Gurdwara Shikar Ghat Sahib, a beautiful piece of architecture, is perched on a low hill about 300 metres from the river bank with higher wooded hills in the background.
Its distance from Takht Sri Hazur Sahib by road, across a bridge built over the Godavari though kar-seva, is about 12 km's.
It is said that Guru Gobind Singh came here following the chase (shikar) and killed a rabbit which in a former birth had been Maula Karar, a Sikh contemporary of Sri Guru Nanak Sahib Ji.
Maula Karar belonged to Sialkot (now in Pakistan). Maula Karar had once accompanied Guru Nanak during his travels, but when Guru Nanak went to see him on another occasion, Maula Karar avoided the Guru and hid himself for fear that the Guru might take him away again on a long journey.
Guru Nanak went away, but Maula Karar was bitten by a snake while he was hiding and died soon after. His repentent soul had since been wandering in different sub-human bodies until, so goes the legend, Guru Gobind Singh emancipated it by the touch of his arrow.
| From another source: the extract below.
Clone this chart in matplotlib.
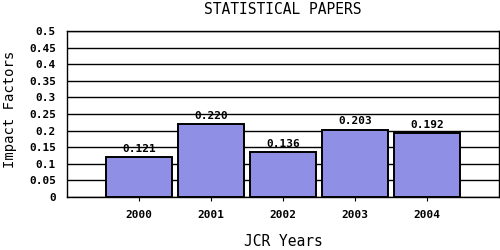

The present building complex of Gurdwara Sri Shikar Ghat Sahib was re-laid by Baba Jiwan Singh and Baba Dalip Singh Karseva Wale during the 1960s and early 1970s.
The square sanctum, where sri Guru Granth Sahib Ji is seated on a canopied throne of white marble, is in the middle of a square hall with walls covered with white marble slabs and ceiling with white glazed tiles.
Above the hall, there is a dome over the sanctum, domed kiosks at the corners, and decorative domelets along the length of the walls. The entire exterior from the base up to the top of the dome is covered with white marble slabs.
Even the pinnacle is of white marble. This Gurdwara at top of a small hill leaves a very healthy and ever lasting impression on the Sikhs visiting this holy spot. The Gurdwara is managed by the Gurdwara Board Takht Sri Hazur Sahib.